Democrats Clean Up Despite `peckerdilloes' Eric Ellis San Francisco

11/05/1998

The booming States of the US West put performance over peccadilloes in snaring the biggest prize of the night for the triumphant Democrats, California's governorship. The Democrat rout of the Grand Old Party was no better expressed than in California where former State Lieutenant-Governor Gray Davis beat his long-time office colleague, State Attorney-General Dan Lungren.

It will be the first time in 16 years, since Vietnam veteran Davis's one-time boss Jerry "Governor Moonbeam" Brown held the Sacramento capitol office - that a Democrat is governor of the US's richest and most populous State. The Democrats also prevailed in one of the night's most bitterly contested races, the battle for liberal Senator Barbara Boxer's California seat.

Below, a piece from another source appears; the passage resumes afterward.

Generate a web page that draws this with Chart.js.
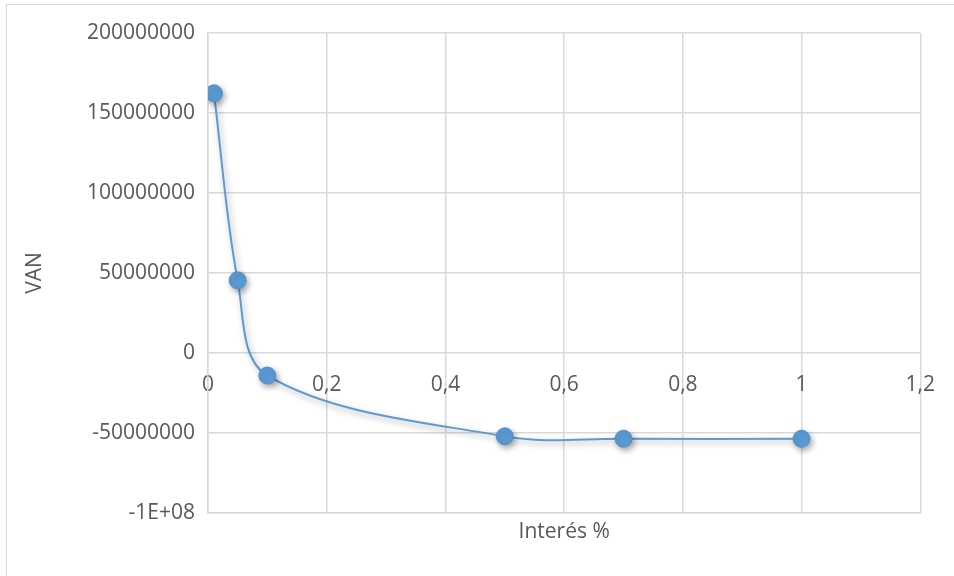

Both victories will have considerable impact outside a State often considered the model for future US political, economic and social trends.

Governor-elect Davis will be in a position after a census in the year 2000 to re-draw the boundaries of congressional districts in California, the State which sends the most delegates to Washington.

That could be advantageous to Vice-President Al Gore's efforts to ensure a Democratic grip on the country past the Clinton term.

The Senate race has more immediate impact for President Clinton. The Republicans were counting on a victory for former State Treasurer Matt Fong over the Democrat Boxer to shore up numbers in the ongoing Lewinsky impeachment action against Mr Clinton.

Fong's loss, added to those elsewhere in the country, in particular that of vocal Clinton critic Alfonse D'Amato, weakens the Republican effort on Capitol Hill.

Boxer's victory is seen as a national touchstone for voter apathy towards the Clinton-Lewinsky scandal. Fong criticised Boxer, whose daughter is married to Hilary Rodham Clinton's brother, as too slow to condemn the presidential affair and televised mea culpa but her victory seemed to support pre-election polls that showed Americans had separated presidential peccadilloes from political performance.

The US West was a clean sweep for the Democrats in the key gubernatorial races. In Oregon, popular incumbent John Kitzhaber won strongly over GOP anti-tax crusader Bill Sizemore.

The governorship of Washington State, held by Democrat Asian-American Gary Locke, was not up for election but a key Senate race was won by Democrat Patty Murray, the so-called "mum in tennis shoes", who beat Republican Linda Smith in the US's only all-female Senate race. Murray is a staunch pro-abortion rights campaigner and environmentalist, while Smith was backed by the ultra-conservative Christian Coalition.

The victories in Arizona of Republican Senator John McCain and in Wisconsin of Democrat Russ Feingold, both of whom ran on a campaign finance reform agenda, suggest Americans were more agitated about that issue than about the "presidential pecker", as one commentator put it.